Irreversibility and time relaxation in electrostatic doping of oxide interfaces

TL;DR

This paper investigates the irreversibility and time relaxation phenomena in electrostatically doped oxide interfaces, revealing that electrons irreversibly escape from quantum wells above a certain filling threshold, affecting electronic properties.

Contribution

It introduces a simple analytical model explaining gating hysteresis and relaxation in oxide heterostructures, emphasizing the role of gate voltage on quantum well filling and shape.

Findings

Electrons irreversibly escape above a filling threshold.

Hysteresis and relaxation are explained by a simple model.

Low-carrier density regime is achievable, high-density is limited.

Abstract

Two-dimensional electron gas (2DEG) confined in quantum wells at insulating oxide interfaces have attracted much attention as their electronic properties display a rich physics with various electronics orders such as superconductivity and magnetism.
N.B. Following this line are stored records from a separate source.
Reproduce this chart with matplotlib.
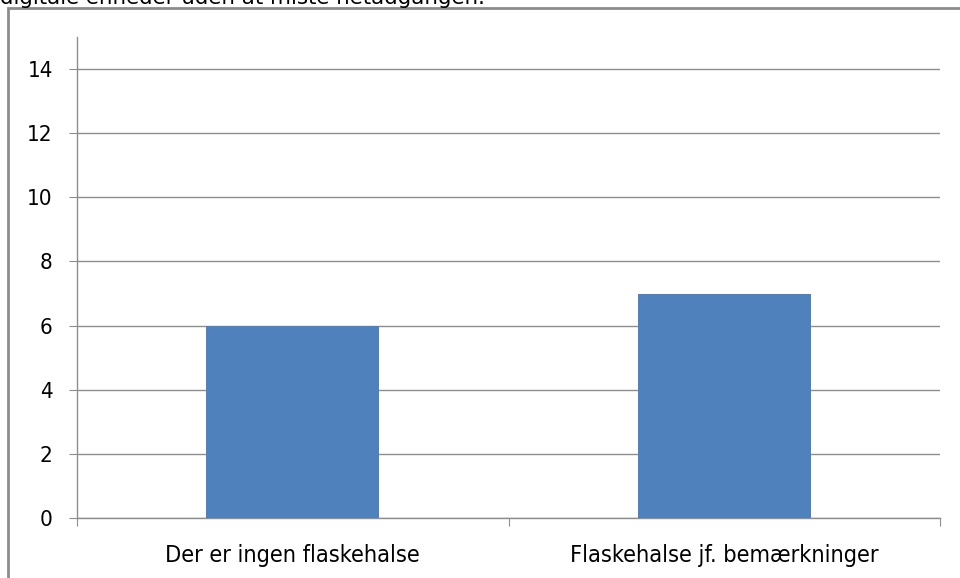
import matplotlib.pyplot as plt
from matplotlib.patches import Rectangle

# data
categories = ["Der er ingen flaskehalse", "Flaskehalse jf. bemærkninger"]
values = [6, 7]
yticks = [0, 2, 4, 6, 8, 10, 12, 14]

plt.rcParams['font.family'] = ['DejaVu Sans']
plt.rcParams['font.stretch'] = 'condensed'

fig = plt.figure(figsize=(9.6, 5.78), dpi=100)
ax = fig.add_axes([77/960, 1 - 518/578, (940 - 77)/960, (518 - 37)/578])

x = list(range(len(categories)))
ax.bar(x, values, width=0.4, color="#4F81BD", zorder=3)

ax.set_xlim(-0.5, len(categories) - 0.5)
ax.set_ylim(0, 15)
ax.set_yticks(yticks)
ax.set_yticklabels([str(t) for t in yticks], fontsize=16)
ax.yaxis.grid(True, color="#8E8E8E", linewidth=1)
ax.set_axisbelow(True)

# category boundaries as tick marks, labels at centres
ax.set_xticks([i - 0.5 for i in range(len(categories) + 1)])
ax.set_xticklabels([])
ax.set_xticks(x, minor=True)
ax.set_xticklabels(categories, minor=True, fontsize=16.8)
ax.tick_params(axis='x', which='major', length=6, color="#8E8E8E", direction='out')
ax.tick_params(axis='x', which='minor', length=0, pad=19)
ax.tick_params(axis='y', length=6, color="#8E8E8E", pad=11.5)

for s in ["top", "right"]:
    ax.spines[s].set_visible(False)
for s in ["left", "bottom"]:
    ax.spines[s].set_color("#8E8E8E")
    ax.spines[s].set_linewidth(1)

# outer frame of the embedded chart
fig.patches.append(Rectangle((8/960, -0.1), 1.1, 1 - 8/578 + 0.1, transform=fig.transFigure,
                             fill=False, edgecolor="#8C8C8C", linewidth=2))

# clipped text from the page above the chart
fig.text(0.0, 1 - 4/578, "digitale enheder uden at miste netadgangen.", fontsize=15.4,
         fontstretch='normal', va='baseline', ha='left', color="black")

fig.savefig("out.png", dpi=100)
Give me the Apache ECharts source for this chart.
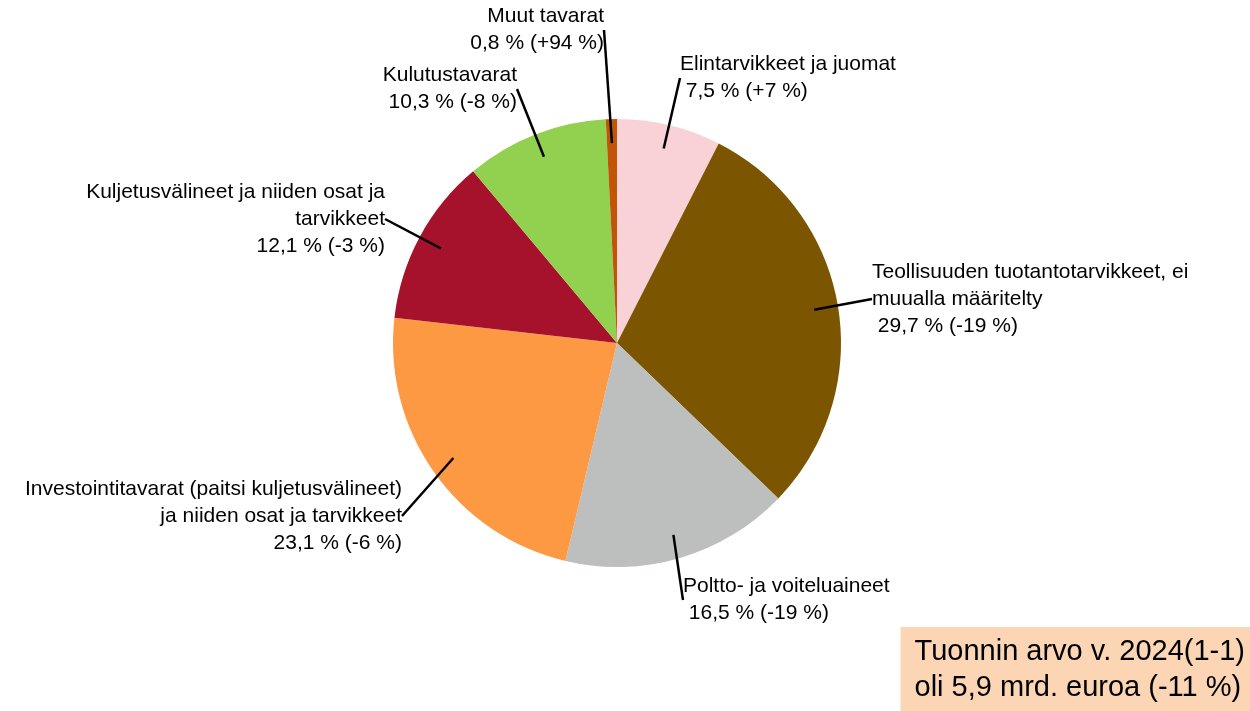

A particularly exciting features of these hetero-structures lies in the possibility to control their electronic properties by electrostatic gating, opening up new opportunities for the development of oxide based electronics. However, unexplained gating hysteresis and time relaxation of the 2DEG resistivity have been reported in some bias range, raising the question of the precise role of the gate voltage. Here we show that in LaTiO3/SrTiO3 and LaAlO3/SrTiO3 heterostructures, above a filling threshold, electrons irreversibly escape out of the well. This mechanism, which is directly responsible for the hysteresis and time relaxation, can be entirely described by a simple analytical model derived in this letter. Our results highlight the crucial role of the gate voltage both on the shape and the filling of the quantum well. They also demonstrate that it is possible to achieve a low-carrier density regime in a semiconductor limit, whereas the high-carrier density regime is intrinsically limited.